« Серый мотылек, пробившийся на мягкий свет моего рублика сквозь жуть ненастья, потертый «Москвич» неотложной медицинской помощи с портретом незабвенного Пахана, дорогого моего Иосифа Виссарионовича, друга всех физкультурников и путешественников, товарища Сталина, за лобовым стеклом.
Подхватил меня мокрым крылышком помятой двери и повез оказывать мне неотложную помощь.
– Куда надо? – спросил шофер, приятный юноша со смазанным подбородком дегенерата.
– Гостиница «Советская».
Он задумался, и машина дважды – разз! разз! – ухнула в глубокие ямы на дороге, потом сказал торжественно:
– «Советская»… «Советская»… А где это?
– Сначала поедем по Красноармейской, потом по Краснокурсантской, затем по Красногвардейской, повернем на Краснопролетарскую, заедем на Красноказарменную, пересечем Краснобогатырскую, развернемся на Красной площади, спустимся оттуда на Красносоветскую, а там уж рукой подать – просто «Советская». Понял?
– Понял, – кивнул шофер. – Но не совсем…
– Тогда езжай прямо, мудак, – подсказал я душевно.
Машина снова провалилась в канаву, чуть не сбила в кромешной мгле дощатый тамбур, вильнула задом по наледи и затрусила вперед.
– Все-таки дороги у нас говно, – удивленно поделился со мною шофер. – Бардак всюду…
В его вялом подбородке понятого не было гнева, злости. Бардак был стихией, частью природы.
– А почему портрет Сталина возишь? – спросил я.
– Ха! Вождь настоящий… при нем порядок был!
У меня чуток потеплело на душе, я его пожалел, недоумка.
– Налево, – подсказал поворот на улице Расковой. – Теперь направо. Теперь в этот проезд…
– Сюда нельзя, – робко заметил шофер. – «Кирпич».
– Поворачивай, я тебе сказал! Мне можно. А теперь тормози.

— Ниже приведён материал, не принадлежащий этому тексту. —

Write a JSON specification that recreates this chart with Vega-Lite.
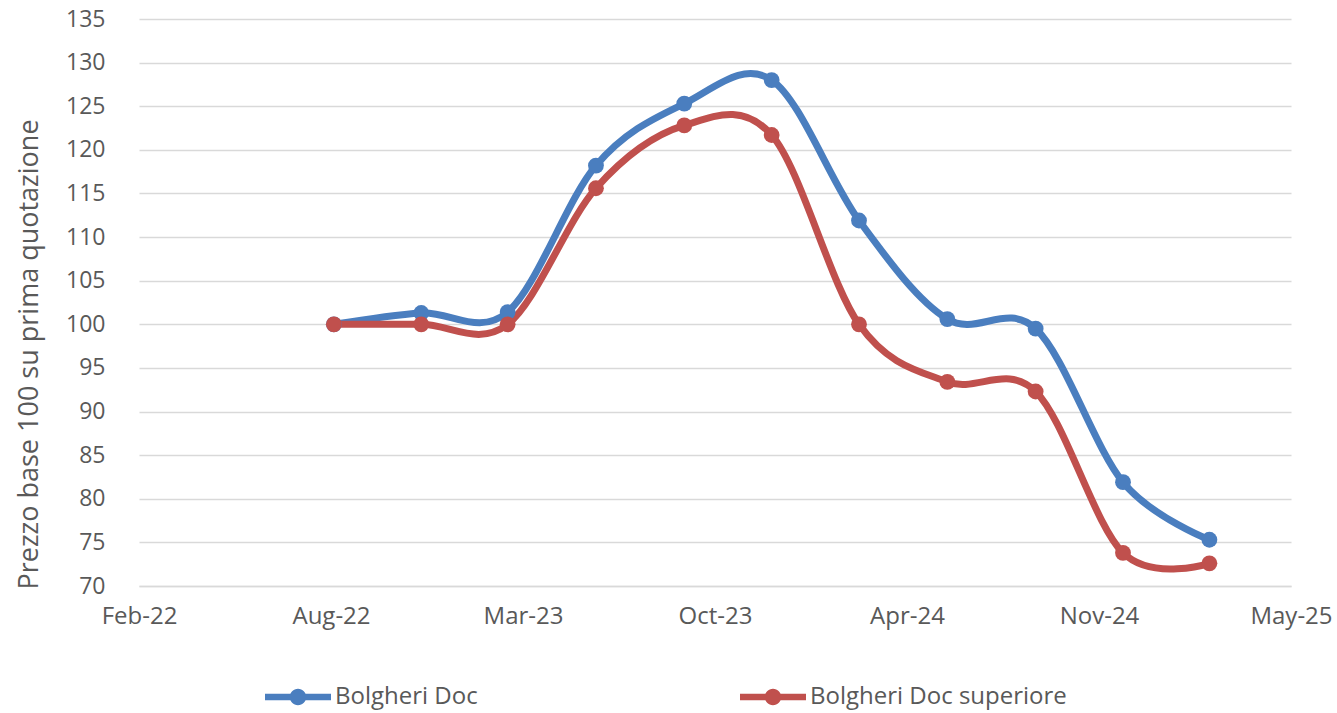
{
  "$schema": "https://vega.github.io/schema/vega-lite/v6.json",
  "width": 1152,
  "height": 567,
  "autosize": {"type": "none"},
  "padding": {"left": 139, "top": 19, "right": 46, "bottom": 127},
  "background": "white",
  "config": {
    "font": "Open Sans",
    "view": {"stroke": null},
    "axis": {
      "labelColor": "#595959",
      "titleColor": "#595959",
      "labelFontSize": 23,
      "titleFontSize": 27,
      "titleFontWeight": "normal",
      "labelFont": "Open Sans",
      "titleFont": "Open Sans"
    }
  },
  "data": {
    "values": [
      {"date": "2022/09/01", "serie": "Bolgheri Doc", "indice": 100.0},
      {"date": "2022/12/01", "serie": "Bolgheri Doc", "indice": 101.3},
      {"date": "2023/03/01", "serie": "Bolgheri Doc", "indice": 101.4},
      {"date": "2023/06/01", "serie": "Bolgheri Doc", "indice": 118.2},
      {"date": "2023/09/01", "serie": "Bolgheri Doc", "indice": 125.3},
      {"date": "2023/12/01", "serie": "Bolgheri Doc", "indice": 128.0},
      {"date": "2024/03/01", "serie": "Bolgheri Doc", "indice": 111.9},
      {"date": "2024/06/01", "serie": "Bolgheri Doc", "indice": 100.6},
      {"date": "2024/09/01", "serie": "Bolgheri Doc", "indice": 99.5},
      {"date": "2024/12/01", "serie": "Bolgheri Doc", "indice": 81.9},
      {"date": "2025/03/01", "serie": "Bolgheri Doc", "indice": 75.3},
      {"date": "2022/09/01", "serie": "Bolgheri Doc superiore", "indice": 100.0},
      {"date": "2022/12/01", "serie": "Bolgheri Doc superiore", "indice": 100.0},
      {"date": "2023/03/01", "serie": "Bolgheri Doc superiore", "indice": 100.0},
      {"date": "2023/06/01", "serie": "Bolgheri Doc superiore", "indice": 115.6},
      {"date": "2023/09/01", "serie": "Bolgheri Doc superiore", "indice": 122.8},
      {"date": "2023/12/01", "serie": "Bolgheri Doc superiore", "indice": 121.7},
      {"date": "2024/03/01", "serie": "Bolgheri Doc superiore", "indice": 100.0},
      {"date": "2024/06/01", "serie": "Bolgheri Doc superiore", "indice": 93.4},
      {"date": "2024/09/01", "serie": "Bolgheri Doc superiore", "indice": 92.3},
      {"date": "2024/12/01", "serie": "Bolgheri Doc superiore", "indice": 73.8},
      {"date": "2025/03/01", "serie": "Bolgheri Doc superiore", "indice": 72.6}
    ]
  },
  "encoding": {
    "x": {
      "field": "date",
      "type": "temporal",
      "scale": {
        "domain": [
          {"year": 2022, "month": 2, "date": 10},
          {"year": 2025, "month": 5, "date": 25}
        ],
        "nice": false
      },
      "axis": {
        "title": null,
        "format": "%b-%y",
        "values": [
          {"year": 2022, "month": 2, "date": 10},
          {"year": 2022, "month": 8, "date": 29},
          {"year": 2023, "month": 3, "date": 17},
          {"year": 2023, "month": 10, "date": 3},
          {"year": 2024, "month": 4, "date": 20},
          {"year": 2024, "month": 11, "date": 6},
          {"year": 2025, "month": 5, "date": 25}
        ],
        "grid": false,
        "ticks": false,
        "domain": true,
        "domainColor": "#D9D9D9",
        "domainWidth": 1.5,
        "labelFontSize": 24,
        "labelPadding": 18,
        "labelFlush": false,
        "labelOverlap": false
      }
    },
    "y": {
      "field": "indice",
      "type": "quantitative",
      "scale": {"domain": [70, 135], "nice": false, "zero": false},
      "axis": {
        "title": "Prezzo base 100 su prima  quotazione",
        "values": [70, 75, 80, 85, 90, 95, 100, 105, 110, 115, 120, 125, 130, 135],
        "grid": true,
        "gridColor": "#D9D9D9",
        "gridWidth": 1.5,
        "domain": false,
        "ticks": false,
        "labelPadding": 34,
        "titleAngle": -90,
        "titleX": -110,
        "titleY": 335,
        "titleAlign": "center",
        "titleBaseline": "middle"
      }
    },
    "color": {
      "field": "serie",
      "type": "nominal",
      "scale": {
        "domain": ["Bolgheri Doc", "Bolgheri Doc superiore"],
        "range": ["#4A7EBF", "#C0504D"]
      },
      "legend": {
        "title": null,
        "orient": "none",
        "legendX": 126,
        "legendY": 645,
        "direction": "horizontal",
        "columns": 2,
        "columnPadding": 262,
        "symbolType": "M-1,-0.1H1V0.1H-1Z M-0.25,0A0.25,0.25,0,1,1,0.25,0A0.25,0.25,0,1,1,-0.25,0Z",
        "symbolSize": 4356,
        "symbolStrokeWidth": 0,
        "labelFontSize": 24,
        "labelColor": "#595959",
        "labelFont": "Open Sans",
        "labelOffset": 4,
        "labelLimit": 500,
        "encode": {
          "symbols": {
            "update": {
              "fill": {"scale": "color", "field": "value"},
              "stroke": {"value": "transparent"},
              "opacity": {"value": 1}
            }
          }
        }
      }
    }
  },
  "layer": [
    {
      "mark": {"type": "line", "interpolate": "cardinal", "strokeWidth": 7, "strokeCap": "round", "strokeJoin": "round"}
    },
    {
      "mark": {"type": "point", "filled": true, "size": 250, "opacity": 1}
    }
  ]
}
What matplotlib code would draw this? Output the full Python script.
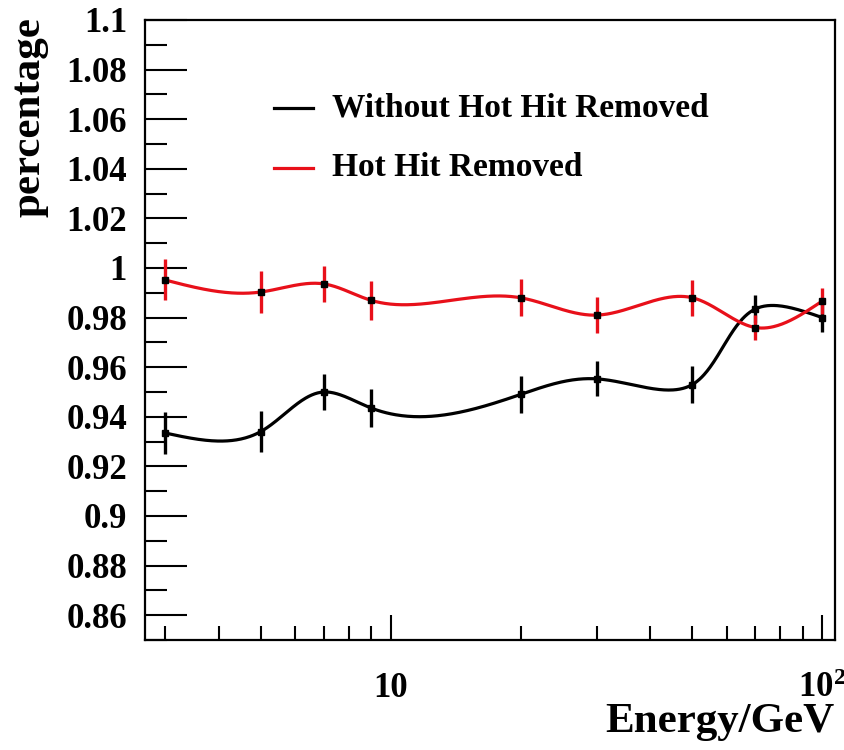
import numpy as np
import matplotlib
matplotlib.use("Agg")
import matplotlib.pyplot as plt
from matplotlib.ticker import FixedLocator, NullFormatter
from matplotlib.lines import Line2D

# ---- data ----
energy = [3, 5, 7, 9, 20, 30, 50, 70, 100]
without_removed = [0.9335, 0.934, 0.950, 0.9436, 0.949, 0.9553, 0.953, 0.9835, 0.980]
without_err = [0.0084, 0.0083, 0.0074, 0.0077, 0.0074, 0.0070, 0.0073, 0.0057, 0.0060]
hot_removed = [0.9952, 0.9903, 0.9936, 0.987, 0.988, 0.981, 0.988, 0.976, 0.9867]
hot_err = [0.0083, 0.0084, 0.0074, 0.0078, 0.0074, 0.0072, 0.0073, 0.0050, 0.0052]
ytick_vals = [0.86, 0.88, 0.90, 0.92, 0.94, 0.96, 0.98, 1.00, 1.02, 1.04, 1.06, 1.08, 1.10]
ytick_labels = ["0.86", "0.88", "0.9", "0.92", "0.94", "0.96", "0.98", "1", "1.02", "1.04", "1.06", "1.08", "1.1"]
xtick_vals = [10, 100]
xtick_labels = ["10", r"$\mathregular{10^{2}}$"]
series_labels = ["Without Hot Hit Removed", "Hot Hit Removed"]
x_label = "Energy/GeV"
y_label = "percentage"

XLIM = (2.7, 107)
YLIM = (0.85, 1.10)

plt.rcParams['font.family'] = ['Liberation Serif', 'DejaVu Serif']
plt.rcParams['font.weight'] = 'bold'
plt.rcParams['mathtext.fontset'] = 'custom'
plt.rcParams['mathtext.rm'] = 'Liberation Serif:bold'
plt.rcParams['mathtext.bf'] = 'Liberation Serif:bold'
plt.rcParams['mathtext.default'] = 'regular'

W, H = 845, 750
fig = plt.figure(figsize=(W / 100, H / 100), dpi=100)
ax = fig.add_axes([145 / W, 1 - 640 / H, (835 - 145) / W, (640 - 20) / H])
ax.set_xscale('log')
ax.set_xlim(*XLIM)
ax.set_ylim(*YLIM)


def natural_spline_1d(t, f, tt):
    n = len(t)
    h = np.diff(t)
    A = np.zeros((n, n))
    b = np.zeros(n)
    A[0, 0] = 1.0
    A[-1, -1] = 1.0
    for i in range(1, n - 1):
        A[i, i - 1] = h[i - 1]
        A[i, i] = 2 * (h[i - 1] + h[i])
        A[i, i + 1] = h[i]
        b[i] = 3 * ((f[i + 1] - f[i]) / h[i] - (f[i] - f[i - 1]) / h[i - 1])
    c = np.linalg.solve(A, b)
    out = np.empty_like(tt)
    for k, x in enumerate(tt):
        i = min(np.searchsorted(t, x, side='right') - 1, n - 2)
        i = max(i, 0)
        dx = x - t[i]
        bi = (f[i + 1] - f[i]) / h[i] - h[i] * (2 * c[i] + c[i + 1]) / 3
        di = (c[i + 1] - c[i]) / (3 * h[i])
        out[k] = f[i] + bi * dx + c[i] * dx ** 2 + di * dx ** 3
    return out


def smooth_curve(xs, ys, n=600):
    """Parametric natural cubic spline (chord-length) in normalized (log x, y) space."""
    lx0, lx1 = np.log10(XLIM[0]), np.log10(XLIM[1])
    u = (np.log10(np.asarray(xs, float)) - lx0) / (lx1 - lx0) * 690.0
    v = (np.asarray(ys, float) - YLIM[0]) / (YLIM[1] - YLIM[0]) * 620.0
    d = np.hypot(np.diff(u), np.diff(v))
    t = np.concatenate([[0], np.cumsum(d)])
    tt = np.linspace(0, t[-1], n)
    su = natural_spline_1d(t, u, tt)
    sv = natural_spline_1d(t, v, tt)
    xs_out = 10 ** (su / 690.0 * (lx1 - lx0) + lx0)
    ys_out = sv / 620.0 * (YLIM[1] - YLIM[0]) + YLIM[0]
    return xs_out, ys_out


RED = '#e8101a'
for yv, ye, col in [(without_removed, without_err, 'black'), (hot_removed, hot_err, RED)]:
    cx, cy = smooth_curve(energy, yv)
    ax.plot(cx, cy, color=col, lw=2.3, zorder=2)
    ax.errorbar(energy, yv, yerr=ye, fmt='none', ecolor=col, elinewidth=2.4, capsize=0, zorder=3)
    ax.plot(energy, yv, 's', color='black', ms=4, zorder=4)

# axes styling
for s in ax.spines.values():
    s.set_linewidth(1.6)
ax.yaxis.set_major_locator(FixedLocator(ytick_vals))
ax.set_yticklabels(ytick_labels)
ax.yaxis.set_minor_locator(FixedLocator([v + 0.01 for v in ytick_vals[:-1]] + [0.85]))
ax.xaxis.set_major_locator(FixedLocator(xtick_vals))
ax.set_xticklabels(xtick_labels)
ax.xaxis.set_minor_locator(FixedLocator([3, 4, 5, 6, 7, 8, 9, 20, 30, 40, 50, 60, 70, 80, 90]))
ax.xaxis.set_minor_formatter(NullFormatter())
ax.tick_params(axis='both', which='both', direction='in', top=False, right=False, width=1.5)
ax.tick_params(axis='y', which='major', length=30, pad=13, labelsize=25)
ax.tick_params(axis='y', which='minor', length=16)
ax.tick_params(axis='x', which='major', length=18, pad=23, labelsize=25)
ax.tick_params(axis='x', which='minor', length=10)

# legend (manual)
for (lab, col, yy) in [(series_labels[0], 'black', 108), (series_labels[1], RED, 168)]:
    fig.add_artist(Line2D([274 / W, 313 / W], [1 - yy / H, 1 - yy / H], color=col, lw=2.3))
    fig.text(332 / W, 1 - yy / H, lab, fontsize=24, fontweight='bold', ha='left', va='center')

fig.text(835 / W, 1 - 722 / H, x_label, fontsize=31, fontweight='bold', ha='right', va='center')
fig.text(30 / W, 1 - 117 / H, y_label, fontsize=31, fontweight='bold', rotation=90,
         ha='center', va='center')

fig.savefig('out.png', dpi=100)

– Уже приехали? А вы наговорили!..
Я протянул ему рубль и, открывая дверь, сказал:
– Теперь напряги свои куриные мозги и постарайся запомнить, что тебе сказал человек, хорошо знавший Сталина. Если бы Пахан воскрес и начал восстанавливать порядок, которого тебе не хватает, он бы первыми расстрелял тех, кто возит на стекле его портрет.
– Почему? – испуганно затряс мятым подбородком парень.
– А ты подумай, дурень! Порядок стоит на дисциплине…
Бедные слабоумные. Никак они не могут усвоить, что светлое здание людской гармонии, вершина человеческих отношений – пирамида тотальной власти – давит своим прекрасным величием не «левых» и не «правых», не своих и не чужих. Она уничтожает самодеятельность. Религия этой величавой системы – послушание. Когда будет надо, те, кому полагается, сообщат всем, кого касается, меру их протеста и степень их восторга.
Кто этого не понимает, превращается в нашего деревенского дурачка Ануфрия, который бегал по улице, захлебываясь восторженным криком: «Да здравствуют Ленин, Троцкий и Бойко!». Ленин был пророк революции, Троцкий – первый апостол, а Бойко – наш сельский милиционер. Всем нравилось. Но потом Троцкий оказался злейшим врагом нашей партии, нашего народа, нашего государства и нашего вождя. А объяснить это кретину Ануфрию было невозможно, он не понимал не только законов классовой борьбы, он имя свое толком запомнить не мог. И тем вынудил одного из трех своих святителей – Бойко – отвезти его в районное ГПУ. Мы, мальчишки, бежали за телегой, а Ануфрий, стоя, как Цезарь на колеснице, счастливо взывал к нам: «Да здравствуют Ленин, Троцкий и Бойко!». Правивший лошадью Бойко бросал вожжи и в середине фразы зажимал идиоту рот, чтобы он не мог своими антисоветскими призывами растлить наши чистые души пионеров.»